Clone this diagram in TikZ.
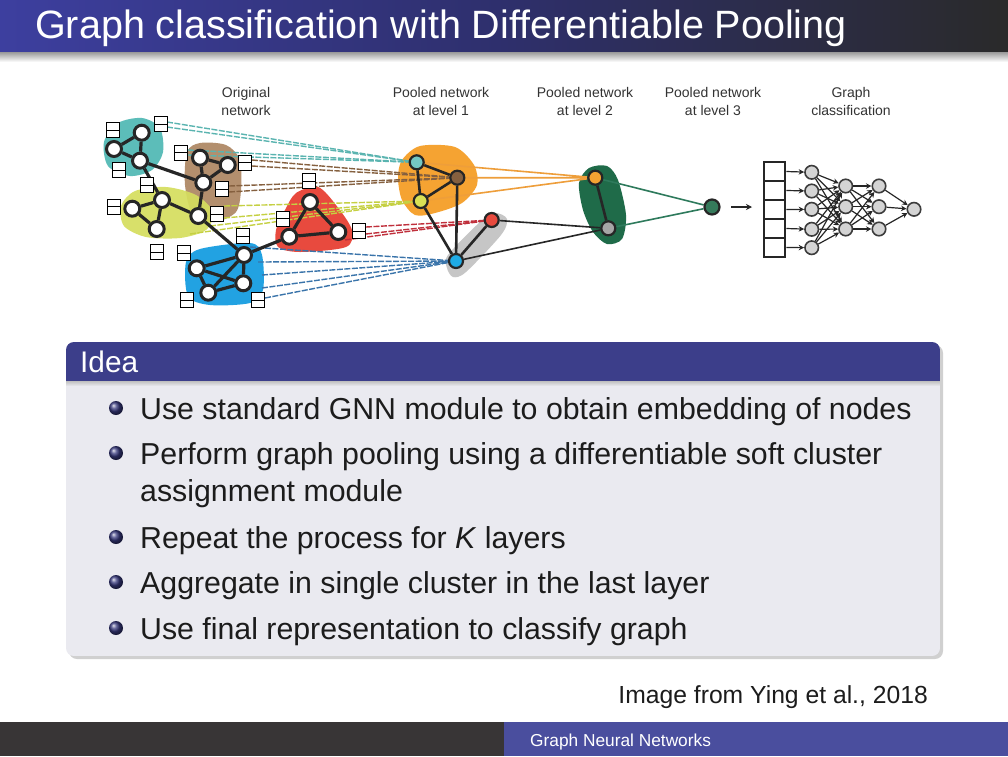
# # # # # # #
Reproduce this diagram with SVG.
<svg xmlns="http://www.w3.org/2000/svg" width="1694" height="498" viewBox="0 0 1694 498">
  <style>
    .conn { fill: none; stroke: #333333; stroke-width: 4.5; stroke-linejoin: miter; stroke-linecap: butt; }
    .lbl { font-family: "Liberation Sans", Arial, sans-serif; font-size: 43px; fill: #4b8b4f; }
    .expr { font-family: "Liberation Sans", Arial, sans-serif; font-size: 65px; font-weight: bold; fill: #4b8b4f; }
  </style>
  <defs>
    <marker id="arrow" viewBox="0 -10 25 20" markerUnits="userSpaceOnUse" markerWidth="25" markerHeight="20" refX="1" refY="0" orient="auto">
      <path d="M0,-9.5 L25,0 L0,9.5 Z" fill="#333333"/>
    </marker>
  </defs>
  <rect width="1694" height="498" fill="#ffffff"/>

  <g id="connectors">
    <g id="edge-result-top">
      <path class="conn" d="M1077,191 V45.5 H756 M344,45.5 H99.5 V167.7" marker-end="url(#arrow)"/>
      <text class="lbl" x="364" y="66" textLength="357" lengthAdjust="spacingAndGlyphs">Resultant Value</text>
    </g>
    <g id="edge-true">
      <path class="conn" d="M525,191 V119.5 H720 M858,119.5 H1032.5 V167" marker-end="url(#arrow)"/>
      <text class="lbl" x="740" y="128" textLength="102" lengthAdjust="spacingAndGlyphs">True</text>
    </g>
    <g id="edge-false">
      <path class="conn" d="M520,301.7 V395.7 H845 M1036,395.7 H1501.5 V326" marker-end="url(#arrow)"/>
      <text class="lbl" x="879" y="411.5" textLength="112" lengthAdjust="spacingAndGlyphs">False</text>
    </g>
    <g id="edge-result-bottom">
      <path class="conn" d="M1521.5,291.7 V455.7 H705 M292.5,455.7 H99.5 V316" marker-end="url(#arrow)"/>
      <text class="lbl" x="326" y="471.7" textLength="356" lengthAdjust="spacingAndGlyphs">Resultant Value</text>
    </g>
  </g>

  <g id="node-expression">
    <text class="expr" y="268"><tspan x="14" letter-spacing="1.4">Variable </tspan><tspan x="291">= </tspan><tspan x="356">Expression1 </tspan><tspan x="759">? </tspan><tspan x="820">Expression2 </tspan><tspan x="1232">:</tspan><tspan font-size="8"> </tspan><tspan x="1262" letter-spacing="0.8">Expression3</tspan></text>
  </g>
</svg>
# # # # # # #
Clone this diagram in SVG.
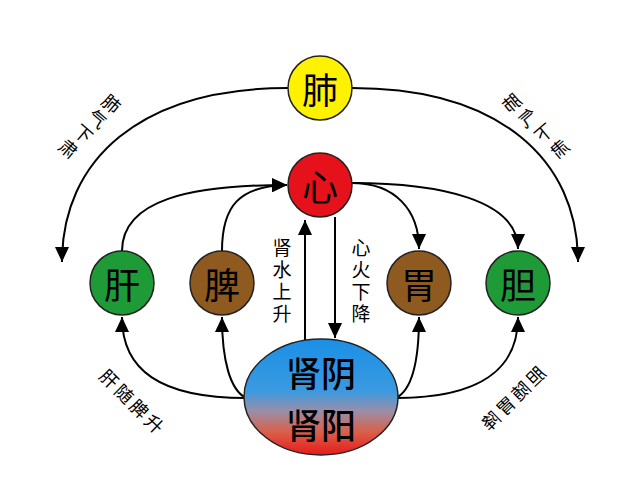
# # # # # # #
▸ **STATED TASK**:
Return all the lines that contain the string "diagram".

▸ **ANSWER TO THIS EXERCISE**:
Clone this diagram in TikZ.
Reproduce this diagram with SVG.
Clone this diagram in SVG.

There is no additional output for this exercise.